Contrary to a view fast becoming fashionable on social media, Corbyn is not to blame for the victory of Brexit campaigners last week. As the leaders of the campaign, and those who called the referendum in the first place, No 10 should take ultimate responsibility for our current plight. But had Labour not been led by this amiable but totally inadequate socialist, their base may not have voted Leave so emphatically, and the turnout among those inclined to vote Remain may have been higher, two factors that could have swayed the result.

The brutal truth is that Corbyn’s campaigning was woeful. Everyone knows that he is a strong Eurosceptic at heart, but he wore the scars of his pragmatic switch of allegiance just a little too shamelessly. Turning up at events under-prepared and unexcited, he made the case for the EU with all the enthusiasm of a medieval peasant confessing to witchcraft on pain of torture. It didn’t wash: and it was this miserable performance that has been cited time and again by his former colleagues in their resignation letters. Distinguished parliamentarians like Angela Eagle and Chris Bryant always knew deep down that Corbyn wasn’t up to the job. Recent weeks have given them ample evidence to cite when trying to persuade colleagues of this obvious truth.

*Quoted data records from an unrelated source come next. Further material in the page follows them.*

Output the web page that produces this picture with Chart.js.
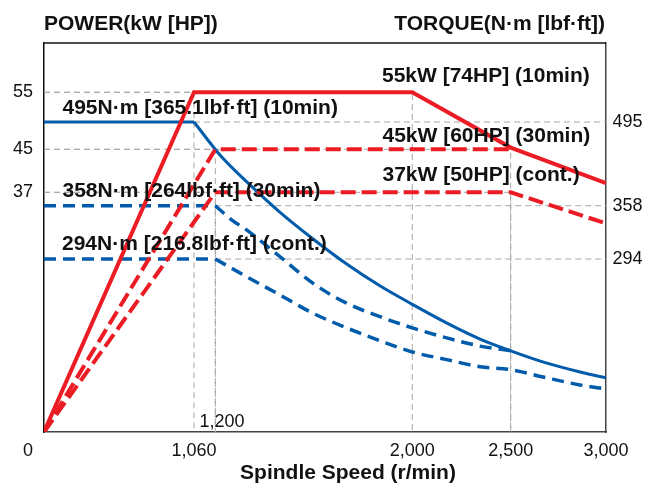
<!DOCTYPE html>
<html>
<head>
<meta charset="utf-8">
<script src="https://cdn.jsdelivr.net/npm/chart.js@4/dist/chart.umd.min.js"></script>
<style>
	html, body { margin: 0; padding: 0; background: #fff; }
	#wrap { width: 653px; height: 486px; }
</style>
</head>
<body>
<div id="wrap"><canvas id="chart" width="653" height="486"></canvas></div>
<script>
const FONT = '"Liberation Sans", Arial, Helvetica, sans-serif';
const RED = '#ec1c24';
const BLUE = '#005bab';
const GUIDE = '#a8a8a8';
const INK = '#111';

// axis ticks
const speedTicks = [1060, 2000, 2500, 3000];
const powerTicks = [37, 45, 55];
const torqueTicks = [294, 358, 495];

// power curves (kW) against spindle speed (r/min)
const power10minSpeed = [0, 1060, 2000, 2500, 3000];
const power10min = [0, 55, 55, 45.3, 38.7];
const power30minSpeed = [0, 1200, 2500];
const power30min = [0, 45, 45];
const powerContSpeed = [0, 1200, 2500, 3000];
const powerCont = [0, 37, 37, 32.2];

// torque curves (N·m): flat part, then the falling part from the corner
const torque10minFlatSpeed = [0, 1060];
const torque10minFlat = [495, 495];
const torque10minSpeed = [1060, 1219, 1341, 1463, 1597, 1735, 1870, 2000, 2176, 2344, 2500, 2690, 2864, 3000];
const torque10min = [495, 441, 392, 350, 318, 285, 248, 217, 185, 158, 138, 117, 102, 92];

const torque30minFlatSpeed = [0, 1200];
const torque30minFlat = [358, 358];
const torque30minSpeed = [1200, 1266, 1327, 1462, 1596, 1733, 1869, 2000, 2175, 2344, 2500];
const torque30min = [358, 341, 329, 297, 253, 219, 196, 177, 160, 146, 138];

const torqueContFlatSpeed = [0, 1200];
const torqueContFlat = [294, 294];
const torqueContSpeed = [1200, 1327, 1462, 1596, 1733, 1869, 2000, 2175, 2344, 2500, 2689, 2864, 3000];
const torqueCont = [294, 264, 233, 202, 177, 155, 136, 123, 111, 106, 92, 80, 73];

// corner points that get grey drop lines
const powerGuideSpeed = [1060, 2000, 1200, 2500, 1200, 2500];
const powerGuideValue = [55, 55, 45, 45, 37, 37];
const torqueGuideSpeed = [1060, 1200, 1200];
const torqueGuideValue = [495, 358, 294];

// the drawing is not to scale: each axis is split into linear pieces
const SCALE_STOPS = {
	x: { values: [0, 1060, 1200, 2000, 2500, 3000], at: [0, 0.2669, 0.3048, 0.6553, 0.8304, 1] },
	power: { values: [0, 37, 45, 55, 64], at: [0, 0.6162, 0.7267, 0.8733, 1] },
	torque: { values: [0, 294, 358, 495, 624], at: [0, 0.4447, 0.5817, 0.7969, 1] },
};

class PiecewiseScale extends Chart.LinearScale {
	getPixelForValue (value) {
		let { values, at } = SCALE_STOPS[this.id];
		let i = 1;
		while (i < values.length - 1 && value > values[i]) { i++; }
		let t = (value - values[i - 1]) / (values[i] - values[i - 1]);
		return this.getPixelForDecimal(at[i - 1] + t * (at[i] - at[i - 1]));
	}

	getValueForPixel (pixel) {
		let { values, at } = SCALE_STOPS[this.id];
		let d = this.getDecimalForPixel(pixel);
		let i = 1;
		while (i < at.length - 1 && d > at[i]) { i++; }
		let t = (d - at[i - 1]) / (at[i] - at[i - 1]);
		return values[i - 1] + t * (values[i] - values[i - 1]);
	}
}
PiecewiseScale.id = 'piecewise';
PiecewiseScale.defaults = Chart.LinearScale.defaults;
Chart.register(PiecewiseScale);

let toPoints = (xs, ys) => xs.map((x, i) => ({ x, y: ys[i] }));

let series = (data, axis, color, width, dash, smooth) => ({
	data,
	yAxisID: axis,
	borderColor: color,
	borderWidth: width,
	borderDash: dash || [],
	pointRadius: 0,
	tension: smooth ? 0.4 : 0,
	cubicInterpolationMode: smooth ? 'monotone' : 'default',
	fill: false,
});

// grey dashed drop lines, drawn under the curves
let guideLines = {
	id: 'guideLines',
	beforeDatasetsDraw (chart) {
		let { ctx, chartArea, scales } = chart;
		let { x, power, torque } = scales;
		ctx.save();
		ctx.strokeStyle = GUIDE;
		ctx.lineWidth = 1;
		ctx.setLineDash([6, 4]);
		powerGuideSpeed.forEach((s, i) => {
			let px = x.getPixelForValue(s);
			let py = power.getPixelForValue(powerGuideValue[i]);
			ctx.beginPath();
			ctx.moveTo(chartArea.left, py);
			ctx.lineTo(px, py);
			ctx.lineTo(px, chartArea.bottom);
			ctx.stroke();
		});
		torqueGuideSpeed.forEach((s, i) => {
			let px = x.getPixelForValue(s);
			let py = torque.getPixelForValue(torqueGuideValue[i]);
			ctx.beginPath();
			ctx.moveTo(px, py);
			ctx.lineTo(chartArea.right, py);
			ctx.stroke();
		});
		ctx.restore();
	},
};

// titles, curve labels and the loose tick labels
let annotations = {
	id: 'annotations',
	afterDatasetsDraw (chart) {
		let { ctx, chartArea } = chart;
		ctx.save();
		ctx.fillStyle = INK;
		ctx.textBaseline = 'alphabetic';

		ctx.font = 'bold 21px ' + FONT;
		ctx.textAlign = 'left';
		ctx.fillText('495N·m [365.1lbf·ft] (10min)', 62.5, 113.5);
		ctx.fillText('358N·m [264lbf·ft] (30min)', 62.5, 197);
		ctx.fillText('294N·m [216.8lbf·ft] (cont.)', 62, 249.5);
		ctx.fillText('55kW [74HP] (10min)', 382, 81.5);
		ctx.fillText('45kW [60HP] (30min)', 382.5, 141.5);
		ctx.fillText('37kW [50HP] (cont.)', 382.5, 180.5);

		ctx.fillText('POWER(kW [HP])', chartArea.left, 30);
		ctx.textAlign = 'right';
		ctx.fillText('TORQUE(N·m [lbf·ft])', 605, 30);
		ctx.textAlign = 'center';
		ctx.fillText('Spindle Speed (r/min)', 348, 479);

		ctx.font = '18px ' + FONT;
		ctx.fillText('0', 28, 456);
		ctx.textAlign = 'left';
		ctx.fillText('1,200', 199.5, 426.5);

		// top edge of the frame
		ctx.strokeStyle = INK;
		ctx.lineWidth = 1.5;
		ctx.beginPath();
		ctx.moveTo(chartArea.left, chartArea.top);
		ctx.lineTo(chartArea.right, chartArea.top);
		ctx.stroke();
		ctx.restore();
	},
};

let tickFont = { family: FONT, size: 18 };
let dashRed = [15, 6];
let dashBlue = [12, 7];

new Chart(document.getElementById('chart'), {
	type: 'line',
	data: {
		datasets: [
			series(toPoints(power10minSpeed, power10min), 'power', RED, 4),
			series(toPoints(power30minSpeed, power30min), 'power', RED, 4, dashRed),
			series(toPoints(powerContSpeed, powerCont), 'power', RED, 4, dashRed),
			series(toPoints(torque10minFlatSpeed, torque10minFlat), 'torque', BLUE, 3),
			series(toPoints(torque10minSpeed, torque10min), 'torque', BLUE, 3, null, true),
			series(toPoints(torque30minFlatSpeed, torque30minFlat), 'torque', BLUE, 3.5, dashBlue),
			series(toPoints(torque30minSpeed, torque30min), 'torque', BLUE, 3.5, dashBlue, true),
			series(toPoints(torqueContFlatSpeed, torqueContFlat), 'torque', BLUE, 3.5, dashBlue),
			series(toPoints(torqueContSpeed, torqueCont), 'torque', BLUE, 3.5, dashBlue, true),
		],
	},
	options: {
		responsive: false,
		animation: false,
		layout: { padding: { top: 43, left: 0, right: 0, bottom: 0 } },
		plugins: {
			legend: { display: false },
			tooltip: { enabled: false },
		},
		scales: {
			x: {
				type: 'piecewise',
				position: 'bottom',
				min: 0,
				max: 3000,
				grid: { display: false, drawTicks: false },
				border: { display: true, color: '#444', width: 1.5 },
				ticks: {
					autoSkip: false,
					maxRotation: 0,
					padding: 8,
					color: INK,
					font: tickFont,
					callback: (v) => v.toLocaleString('en-US'),
				},
				afterBuildTicks: (s) => { s.ticks = speedTicks.map(v => ({ value: v })); },
				afterFit: (s) => { s.height = 54; },
			},
			power: {
				type: 'piecewise',
				position: 'left',
				min: 0,
				max: 64,
				grid: { display: false, drawTicks: false },
				border: { display: true, color: INK, width: 1.5 },
				ticks: { autoSkip: false, padding: 11, color: INK, font: tickFont },
				afterBuildTicks: (s) => { s.ticks = powerTicks.map(v => ({ value: v })); },
				afterFit: (s) => { s.width = 44; },
			},
			torque: {
				type: 'piecewise',
				position: 'right',
				min: 0,
				max: 624,
				grid: { display: false, drawTicks: false },
				border: { display: true, color: '#444', width: 1.5 },
				ticks: { autoSkip: false, padding: 6.5, color: INK, font: tickFont },
				afterBuildTicks: (s) => { s.ticks = torqueTicks.map(v => ({ value: v })); },
				afterFit: (s) => { s.width = 47; },
			},
		},
	},
	plugins: [ guideLines, annotations ],
});
</script>
</body>
</html>
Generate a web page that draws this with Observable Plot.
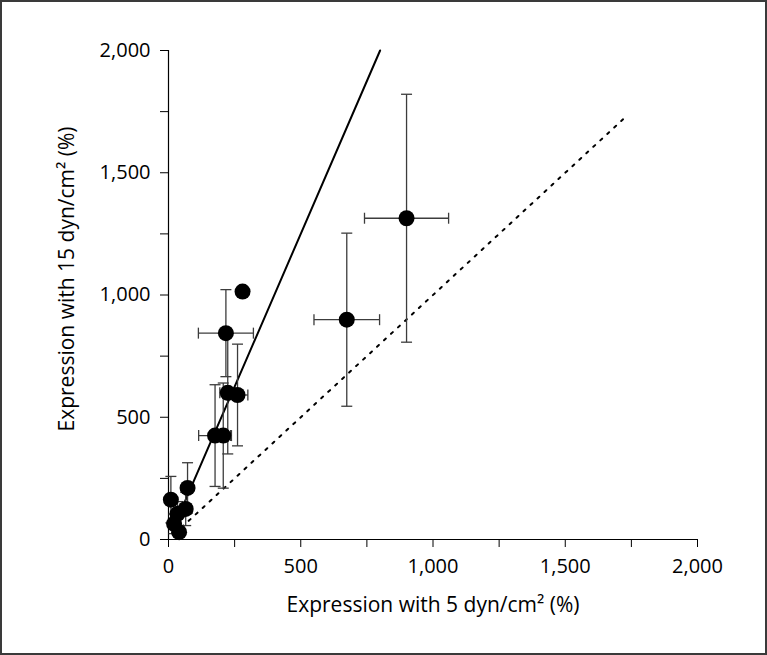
<!DOCTYPE html>
<html><head><meta charset="utf-8">
<script src="https://cdn.jsdelivr.net/npm/d3@7"></script>
<script src="https://cdn.jsdelivr.net/npm/@observablehq/plot@0.6"></script>
<style>
body{margin:0;background:#fff;}
#chart{width:767px;height:655px;position:relative;overflow:hidden;}
#chart svg{display:block;}
#border{position:absolute;left:0;top:0;width:767px;height:655px;box-sizing:border-box;border:2px solid #3a3a3a;pointer-events:none;}
</style></head><body><div id="chart"><div id="border"></div></div>
<script>
// Data (x: expression with 5 dyn/cm², y: expression with 15 dyn/cm²)
const expr5 =  [900, 674, 280, 217, 224, 261, 176, 207,  72,   9,  65,  34,  21,  40];
const expr15 = [1314, 899, 1014, 844, 600, 591, 425, 425, 211, 163, 125, 105,  64,  30];
const err5 =   [159, 124,   0, 104,  30,  39,  62,  28,  15,  10,  20,  15,  10,   8];
const err15 =  [507, 354,   0, 178, 250, 208, 208, 215, 103,  95,  68,  50,  40,  20];

const fitX = [50, 800];
const fitY = [125, 2000];
const identityX = [50, 1720];
const identityY = [50, 1720];

const axisTicks = [0, 250, 500, 750, 1000, 1250, 1500, 1750, 2000];
const labeledTicks = [0, 500, 1000, 1500, 2000];
const xTitle = "Expression with 5 dyn/cm² (%)";
const yTitle = "Expression with 15 dyn/cm² (%)";

const points = expr5.map((x, i) => ({x, y: expr15[i], ex: err5[i], ey: err15[i]}));
const xErr = points.filter(d => d.ex > 0);
const yErr = points.filter(d => d.ey > 0);
const fitLine = fitX.map((x, i) => ({x, y: fitY[i]}));
const idLine = identityX.map((x, i) => ({x, y: identityY[i]}));

const hCap = {draw(ctx, size){const r = Math.sqrt(size / Math.PI); ctx.moveTo(-r, 0); ctx.lineTo(r, 0);}};
const vCap = {draw(ctx, size){const r = Math.sqrt(size / Math.PI); ctx.moveTo(0, -r); ctx.lineTo(0, r);}};
const fmt = d => labeledTicks.includes(d) ? d3.format(",")(d) : "";
const errColor = "#3c3c3c";

const chart = Plot.plot({
  width: 767, height: 655,
  marginLeft: 168, marginRight: 70, marginTop: 50, marginBottom: 116,
  style: {fontFamily: "Open Sans", fontSize: "20px", color: "#000", background: "transparent"},
  x: {domain: [0, 2000], ticks: axisTicks, tickFormat: fmt, tickSize: 8, tickPadding: 11, label: null},
  y: {domain: [0, 2000], ticks: axisTicks, tickFormat: fmt, tickSize: 8, tickPadding: 10, label: null},
  marks: [
    Plot.ruleX([0], {stroke: "#000", strokeWidth: 1.2}),
    Plot.ruleY([0], {stroke: "#000", strokeWidth: 1.2}),
    Plot.line(idLine, {x: "x", y: "y", stroke: "#000", strokeWidth: 2, strokeDasharray: "2.5,7"}),
    Plot.line(fitLine, {x: "x", y: "y", stroke: "#000", strokeWidth: 2}),
    // horizontal error bars
    Plot.link(xErr, {x1: d => d.x - d.ex, x2: d => d.x + d.ex, y1: "y", y2: "y", stroke: errColor, strokeWidth: 1.3}),
    Plot.dot(xErr, {x: d => d.x - d.ex, y: "y", symbol: vCap, r: 5.5, stroke: errColor, strokeWidth: 1.3, fill: "none"}),
    Plot.dot(xErr, {x: d => d.x + d.ex, y: "y", symbol: vCap, r: 5.5, stroke: errColor, strokeWidth: 1.3, fill: "none"}),
    // vertical error bars
    Plot.link(yErr, {x1: "x", x2: "x", y1: d => d.y - d.ey, y2: d => d.y + d.ey, stroke: errColor, strokeWidth: 1.3}),
    Plot.dot(yErr, {x: "x", y: d => d.y - d.ey, symbol: hCap, r: 5.5, stroke: errColor, strokeWidth: 1.3, fill: "none"}),
    Plot.dot(yErr, {x: "x", y: d => d.y + d.ey, symbol: hCap, r: 5.5, stroke: errColor, strokeWidth: 1.3, fill: "none"}),
    Plot.dot(points, {x: "x", y: "y", r: 8, fill: "#000", stroke: "none"}),
    Plot.text([xTitle], {text: d => d, frameAnchor: "bottom", textAnchor: "middle", dy: 72, fontSize: 21, fill: "#000"}),
    Plot.text([yTitle], {text: d => d, frameAnchor: "left", textAnchor: "middle", rotate: -90, dx: -101, dy: -16, fontSize: 21, fill: "#000"})
  ]
});
document.getElementById("chart").prepend(chart);
</script>
</body></html>
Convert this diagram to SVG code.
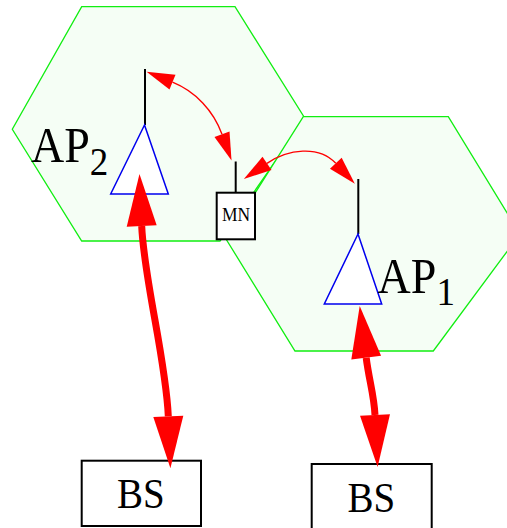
<svg xmlns="http://www.w3.org/2000/svg" width="507" height="528" viewBox="0 0 507 528">
<style>
.cell{fill:#f5fef5;stroke:#11ee11;stroke-width:1.3}
.ant{stroke:#000;stroke-width:2;fill:none}
.tri{fill:#fff;stroke:#0000ee;stroke-width:1.5}
.box{fill:#fff;stroke:#000;stroke-width:2}
.lbl{font-family:"Liberation Serif","Times New Roman",serif;fill:#000}
.thin{fill:none;stroke:#ff0000;stroke-width:1.4}
.thick{fill:none;stroke:#ff0000;stroke-width:7}
</style>
<defs>
<marker id="ah" markerUnits="userSpaceOnUse" markerWidth="28" markerHeight="16" viewBox="0 -8 28 16" refX="0" refY="0" orient="auto-start-reverse" overflow="visible">
<path d="M0,-8 L28,0 L0,8 z" fill="#ff0000"/>
</marker>
<marker id="ahBig" markerUnits="userSpaceOnUse" markerWidth="52" markerHeight="30" viewBox="0 -15 52 30" refX="0" refY="0" orient="auto-start-reverse" overflow="visible">
<path d="M0,-15 L52,0 L0,15 z" fill="#ff0000"/>
</marker>
</defs>
<g id="cell-ap2"><polygon class="cell" points="81.7,6.7 235,6.7 305,118.5 220,241 81.7,241 12.3,129.3"/></g>
<g id="cell-ap1"><polygon class="cell" points="303.3,116.7 448.3,116.7 520,234 433.3,351 295,351 226,239"/></g>
<g id="ap2">
<line class="ant" x1="145" y1="69" x2="145" y2="125"/>
<polygon class="tri" points="144.5,125 110.7,194 168.3,194"/>
<text class="lbl" transform="translate(31,161.7) scale(1,1.09)" font-size="46">AP<tspan font-size="37" dy="12.2">2</tspan></text>
</g>
<g id="ap1">
<line class="ant" x1="358.3" y1="179" x2="358.3" y2="234"/>
<polygon class="tri" points="358,234 324.3,304 381.7,304"/>
<text class="lbl" transform="translate(377.6,293.3) scale(1,1.09)" font-size="46">AP<tspan font-size="37" dy="10.7">1</tspan></text>
</g>
<g id="mn">
<line class="ant" x1="235.7" y1="161.5" x2="235.7" y2="193"/>
<rect class="box" x="216.7" y="192.7" width="38.3" height="46.6"/>
<text class="lbl" transform="translate(236,220.5) scale(1,1.09)" font-size="17.5" text-anchor="middle">MN</text>
</g>
<g id="bs-left">
<rect class="box" x="81.7" y="460.7" width="119.3" height="65.3"/>
<text class="lbl" transform="translate(140.8,508.3) scale(1,1.1)" font-size="39" text-anchor="middle">BS</text>
</g>
<g id="bs-right">
<rect class="box" x="311.7" y="464" width="120" height="66"/>
<text class="lbl" transform="translate(371.3,511.7) scale(1,1.1)" font-size="39" text-anchor="middle">BS</text>
</g>
<g id="connectors">
<path class="thin" marker-start="url(#ah)" marker-end="url(#ah)" d="M172.5,82.2 C195.6,91.6 213.5,110.7 222,134.2"/>
<path class="thin" marker-start="url(#ah)" marker-end="url(#ah)" d="M267,163.3 C287.7,149.2 318.8,145 335.8,163.3"/>
<path class="thick" marker-start="url(#ahBig)" marker-end="url(#ahBig)" d="M141.7,226 C144,280 166,360 168.3,416.3"/>
<path class="thick" marker-start="url(#ahBig)" marker-end="url(#ahBig)" d="M366.2,357.7 C369,380 374,395 375,415"/>
</g>
</svg>
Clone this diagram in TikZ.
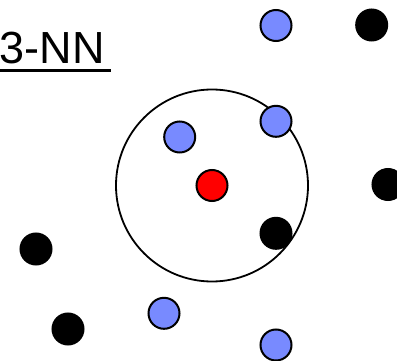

Now, with mass resignations from his Shadow Cabinet, virtually no support in the Parliamentary Labour Party except from a cabal of loyalists, and a policy prospectus that is highly unlikely to win a general election, it is abundantly clear that he is leading the Labour Party to oblivion. Indeed, it is the very prospect of another plebiscite in the autumn or spring that has triggered this insurrection. Labour MPs know that, with perhaps just over 20 per cent of the vote, they could be wiped out across huge swathes of the country, with Ukip doing to them in England what the SNP did to them in Scotland.

Labour exodus - The list of MPs who have left Corbyn's shadow cabinet

This would be a terrible state of affairs – not simply because the new English nationalism has a very nasty streak about it, but because the centre-left in Britain needs to look like a plausible alternative government. That it doesn’t is, ironically, thanks largely to Ed Miliband: it was his foolish idea, imbibed from the American community organiser Arnie Graf and the Brexit svengali Steve Hilton, to reduce the barriers to membership of the Labour Party and so flood it with young members who believed Corbyn their saviour.

How naïve that belief always was, this column has already pointed out. And yet that belief, and that membership, remains the source of Corbyn’s authority. He is right to say that, so soon after winning a clear mandate from members, it would be something of a betrayal for him to depart the scene and resign as leader. Alas for him, the support among his base is currently softening, and in any case if these new supporters want Corbyn to return Britain to socialism, which won’t happen, they have no right to destroy the Labour Party along the way.

Remarkable to think that less than a decade ago, Labour was in government, led by someone who had won three elections, and clearly spoke for a majority in Britain. Today, in a country that has never been more divided, we need an opposition that is united, strong, intelligent, charismatic and effective. The contemptible sight of Diane Abbott MP, a Corbyn-ultra, tweeting a link yesterday to a petition asking members of the public to condemn her own parliamentary colleagues, showed just what a sorry impasse her comrade’s leadership has brought us to. In the interests of the Labour movement, of Britain, and democracy itself, a new leader is needed, and fast.